Asymptotic stability: It is the same as BIBO stability, except pole-zero cancellation should not be there.
If a system is asymptotic stable, then the system is BIBO stable but not vice versa.
Asymptotic stability → BIBO stability
BIBO stability + no pole-zero cancellation → Asymptotic stability
To have no pole-zero cancellation, the state space representation is minimal, i.e. both controllable and observable.
BIBO stability + controllable and observable system → Asymptotic stability
Therefore, bounded-input bounded-output stability implies asymptotic stability for a completely controllable and observable system.
This also implies that a marginally stable system with minimal realization is not BIBO stable.
Important Points:
Controllability:
- The concept of controllability of a system which is related to the transfer of any initial state of the system to any other desired state, in a finite length of time by application of proper inputs.
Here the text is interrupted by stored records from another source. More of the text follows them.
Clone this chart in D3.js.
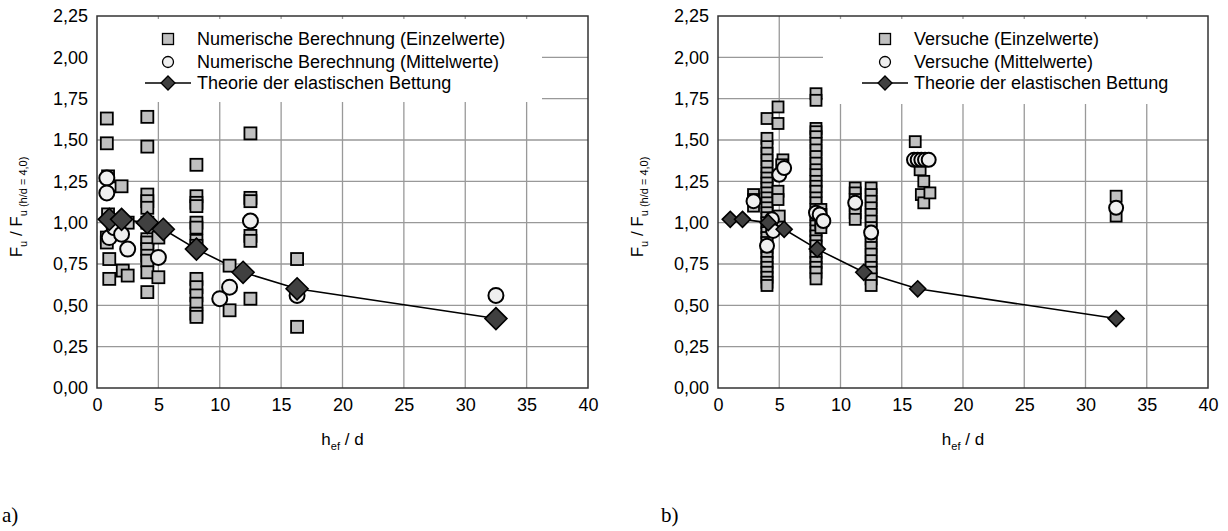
<!DOCTYPE html>
<html>
<head>
<meta charset="utf-8">
<title>Fu / Fu(h/d=4,0)</title>
<style>
  body { margin: 0; background: #fff; }
  svg text { font-family: "Liberation Sans", Arial, sans-serif; fill: #000; }
</style>
</head>
<body>
<div id="chart"></div>
<script src="https://cdn.jsdelivr.net/npm/d3@7"></script>
<script>

// axis ticks
var xTicks = [0, 5, 10, 15, 20, 25, 30, 35, 40];
var yTicks = [0, 0.25, 0.5, 0.75, 1.0, 1.25, 1.5, 1.75, 2.0, 2.25];

// theory (same in both panels)
var theorie = [[1.0,1.02],[2.0,1.02],[4.1,1.00],[5.4,0.96],[8.1,0.84],[11.9,0.70],[16.3,0.60],[32.5,0.42]];

// panel a) numerische Berechnung
var numEinzel = [
  [0.8,1.63],[0.8,1.48],[0.9,1.28],[0.9,1.05],[0.8,0.91],[0.8,0.88],[1.0,0.78],[1.0,0.66],
  [2.0,1.22],[2.0,1.00],[2.1,0.71],[2.5,1.00],[2.5,0.68],
  [4.1,1.64],[4.1,1.46],[4.1,1.17],[4.1,1.13],[4.1,1.09],[4.1,1.00],[4.1,0.90],[4.1,0.88],
  [4.1,0.84],[4.1,0.80],[4.1,0.77],[4.1,0.70],[4.1,0.58],
  [5.0,0.91],[5.0,0.67],
  [8.1,1.35],[8.1,1.16],[8.1,1.12],[8.1,1.10],[8.1,1.00],[8.1,0.97],[8.1,0.89],[8.1,0.86],
  [8.1,0.66],[8.1,0.61],[8.1,0.56],[8.1,0.51],[8.1,0.45],[8.1,0.43],
  [10.8,0.74],[10.8,0.47],
  [12.5,1.54],[12.5,1.15],[12.5,1.13],[12.5,0.92],[12.5,0.89],[12.5,0.54],
  [16.3,0.78],[16.3,0.37]
];
var numMittel = [
  [0.8,1.27],[0.8,1.18],[1.0,0.91],[1.4,0.97],[2.0,0.93],[2.5,0.84],[5.0,0.79],
  [10.0,0.54],[10.8,0.61],[12.5,1.01],[16.3,0.56],[32.5,0.56]
];

// panel b) Versuche
var versEinzel = [
  [2.9,1.17],[2.9,1.14],[2.9,1.10],
  [4.0,1.63],[4.0,1.51],[4.0,1.46],[4.0,1.42],[4.0,1.38],[4.0,1.34],[4.0,1.30],[4.0,1.27],
  [4.0,1.24],[4.0,1.21],[4.0,1.18],[4.0,1.15],[4.0,1.12],[4.0,1.09],[4.0,1.06],[4.0,1.03],
  [4.0,1.00],[4.0,0.97],[4.0,0.94],[4.0,0.91],[4.0,0.88],[4.0,0.85],[4.0,0.82],[4.0,0.79],
  [4.0,0.76],[4.0,0.73],[4.0,0.70],[4.0,0.67],[4.0,0.64],[4.0,0.62],
  [4.9,1.70],[4.9,1.60],[5.3,1.38],[5.2,1.35],[4.9,1.19],[4.9,1.14],[5.0,1.04],
  [8.0,1.78],[8.0,1.74],[8.0,1.57],[8.0,1.55],[8.0,1.52],[8.0,1.48],[8.0,1.44],[8.0,1.40],
  [8.0,1.36],[8.0,1.32],[8.0,1.29],[8.0,1.25],[8.0,1.22],[8.0,1.19],[8.0,1.15],[8.0,1.12],
  [8.0,1.08],[8.0,1.05],[8.0,1.02],[8.0,0.98],[8.0,0.95],[8.0,0.92],[8.0,0.89],[8.0,0.86],
  [8.0,0.82],[8.0,0.79],[8.0,0.76],[8.0,0.73],[8.0,0.70],[8.0,0.66],
  [8.4,1.08],[8.4,1.05],[8.4,1.00],[8.4,0.97],
  [11.2,1.21],[11.2,1.18],[11.2,1.14],[11.2,1.10],[11.2,1.06],[11.2,1.02],
  [12.5,1.21],[12.5,1.17],[12.5,1.13],[12.5,1.09],[12.5,1.05],[12.5,1.01],[12.5,0.97],[12.5,0.93],
  [12.5,0.89],[12.5,0.85],[12.5,0.81],[12.5,0.77],[12.5,0.73],[12.5,0.70],[12.5,0.66],[12.5,0.62],
  [16.1,1.49],[16.3,1.38],[16.5,1.32],[16.8,1.25],[16.6,1.17],[16.8,1.12],[17.3,1.18],
  [32.5,1.16],[32.5,1.04]
];
var versMittel = [
  [2.9,1.13],[4.0,0.86],[4.4,1.02],[4.5,0.95],[5.0,1.29],[5.4,1.33],
  [8.0,1.06],[8.3,1.05],[8.6,1.01],[11.2,1.12],[12.5,0.94],
  [16.0,1.38],[16.3,1.38],[16.6,1.38],[16.9,1.38],[17.2,1.38],[32.5,1.09]
];

var legendA = ["Numerische Berechnung (Einzelwerte)", "Numerische Berechnung (Mittelwerte)", "Theorie der elastischen Bettung"];
var legendB = ["Versuche (Einzelwerte)", "Versuche (Mittelwerte)", "Theorie der elastischen Bettung"];

var w = 1228, h = 531;
var svg = d3.select("#chart").append("svg").attr("width", w).attr("height", h);

var fmt = function(v) { return d3.format(".2f")(v).replace(".", ","); };

function panel(o) {
  var x = d3.scaleLinear().domain([0, 40]).range([o.left, o.right]);
  var y = d3.scaleLinear().domain([0, 2.25]).range([388, 16]);
  var g = svg.append("g");

  // grid
  g.selectAll(".gx").data(xTicks.slice(1, -1)).enter().append("line")
    .attr("x1", d => x(d)).attr("x2", d => x(d)).attr("y1", y(0)).attr("y2", y(2.25))
    .attr("stroke", "#999").attr("stroke-width", 1.3);
  g.selectAll(".gy").data(yTicks.slice(1, -1)).enter().append("line")
    .attr("x1", x(0)).attr("x2", x(40)).attr("y1", d => y(d)).attr("y2", d => y(d))
    .attr("stroke", "#999").attr("stroke-width", 1.3);

  // legend background hides grid
  g.append("rect").attr("x", o.box[0]).attr("y", y(2.25) + 3)
    .attr("width", o.box[1] - o.box[0]).attr("height", o.box[2] - y(2.25) - 3).attr("fill", "#fff");

  // frame
  g.append("rect").attr("x", x(0)).attr("y", y(2.25)).attr("width", x(40) - x(0)).attr("height", y(0) - y(2.25))
    .attr("fill", "none").attr("stroke", "#333").attr("stroke-width", 1.5);

  // axes labels
  var xa = d3.axisBottom(x).tickValues(xTicks).tickSize(0).tickPadding(10);
  var ya = d3.axisLeft(y).tickValues(yTicks).tickSize(0).tickPadding(9).tickFormat(fmt);
  var gx = g.append("g").attr("transform", "translate(0," + y(0) + ")").call(xa);
  var gy = g.append("g").attr("transform", "translate(" + x(0) + ",0)").call(ya);
  [gx, gy].forEach(function(a) {
    a.select(".domain").remove();
    a.selectAll("text").style("font-size", "18px").style("font-family", "Liberation Sans, Arial, sans-serif").attr("fill", "#000");
  });

  var line = d3.line().x(d => x(d[0])).y(d => y(d[1]));
  var dia = function(s) { return "M0," + (-s) + "L" + s + ",0L0," + s + "L" + (-s) + ",0Z"; };

  g.append("path").datum(theorie).attr("d", line).attr("fill", "none").attr("stroke", "#000").attr("stroke-width", 1.6);

  g.selectAll(".sq").data(o.einzel).enter().append("rect")
    .attr("x", d => x(d[0]) - o.sq / 2).attr("y", d => y(d[1]) - o.sq / 2)
    .attr("width", o.sq).attr("height", o.sq)
    .attr("fill", "#c0c0c0").attr("stroke", "#000").attr("stroke-width", 1.8);

  g.selectAll(".ci").data(o.mittel).enter().append("circle")
    .attr("cx", d => x(d[0])).attr("cy", d => y(d[1])).attr("r", o.r)
    .attr("fill", "#efefef").attr("stroke", "#000").attr("stroke-width", 2);

  g.selectAll(".di").data(theorie).enter().append("path")
    .attr("transform", d => "translate(" + x(d[0]) + "," + y(d[1]) + ")")
    .attr("d", dia(o.dia))
    .attr("fill", "#404040").attr("stroke", "#000").attr("stroke-width", 1.6);

  // legend
  var lx = o.legX, ly = [39, 62, 83];
  g.append("rect").attr("x", lx - 5.5).attr("y", ly[0] - 5.5).attr("width", 11).attr("height", 11)
    .attr("fill", "#c0c0c0").attr("stroke", "#000").attr("stroke-width", 1.3);
  g.append("circle").attr("cx", lx).attr("cy", ly[1]).attr("r", 5.5)
    .attr("fill", "#efefef").attr("stroke", "#000").attr("stroke-width", 1.3);
  g.append("line").attr("x1", lx - 23).attr("x2", lx + 23).attr("y1", ly[2]).attr("y2", ly[2])
    .attr("stroke", "#000").attr("stroke-width", 1.6);
  g.append("path").attr("transform", "translate(" + lx + "," + ly[2] + ")").attr("d", dia(7))
    .attr("fill", "#404040").attr("stroke", "#000").attr("stroke-width", 1.3);
  g.selectAll(".lt").data(o.legend).enter().append("text")
    .attr("x", lx + 29).attr("y", (d, i) => ly[i] + 6).style("font-size", "18px").text(d => d);

  // axis titles
  var xt = g.append("text").attr("x", (x(0) + x(40)) / 2).attr("y", 445).attr("text-anchor", "middle").style("font-size", "17px");
  xt.append("tspan").text("h");
  xt.append("tspan").attr("dy", 5).style("font-size", "11px").text("ef");
  xt.append("tspan").attr("dy", -5).text(" / d");

  var yt = g.append("text").attr("transform", "translate(" + (o.left - 75) + ",207) rotate(-90)")
    .attr("text-anchor", "middle").style("font-size", "17px");
  yt.append("tspan").text("F");
  yt.append("tspan").attr("dy", 5).style("font-size", "11px").text("u");
  yt.append("tspan").attr("dy", -5).text(" / F");
  yt.append("tspan").attr("dy", 5).style("font-size", "11px").text("u (h/d = 4,0)");

  svg.append("text").attr("x", o.tag).attr("y", 522)
    .style("font-family", "Liberation Serif, Times New Roman, serif").style("font-size", "21px").text(o.tagText);
}

panel({ left: 97, right: 588, box: [97, 542, 102], einzel: numEinzel, mittel: numMittel,
        sq: 12, r: 7.5, dia: 11, legX: 168, legend: legendA, tag: 2, tagText: "a)" });
panel({ left: 718, right: 1208, box: [823, 1208, 104], einzel: versEinzel, mittel: versMittel,
        sq: 11, r: 7, dia: 8, legX: 885, legend: legendB, tag: 661, tagText: "b)" });

</script>
</body>
</html>
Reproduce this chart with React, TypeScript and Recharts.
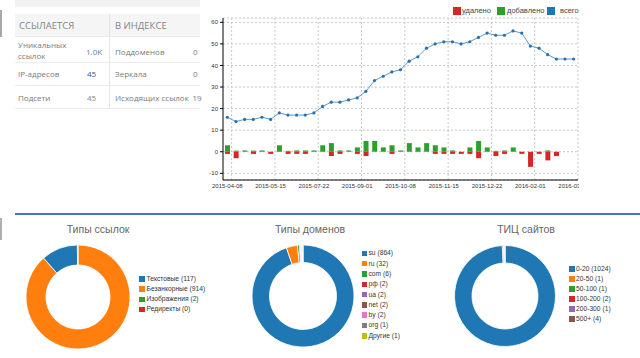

- A system is said to completely state controllable if it is possible to transfer the system state from any initial state x(t0) to any other desired state X(tf) in a specified time interval (tf) by a control vector u(t).
- A system is said to completely output controllable if it is possible to construct an unconstrained input vector u(t) which will transfer any given initial output y(t0) to any final output Y(tf) in a finite time interval t0 ≤ t ≤ tf.
Observability:
- The observability is related to the problem of determining the system state by measuring the output for a finite length of time.
- A system is said to be completely observable if every state X(t0) can be completely identified by measurements of the outputs Y(t) over a finite time interval.
- If the system is not completely observable means that few of its state variables are not practically measurable and are shielded from the observation.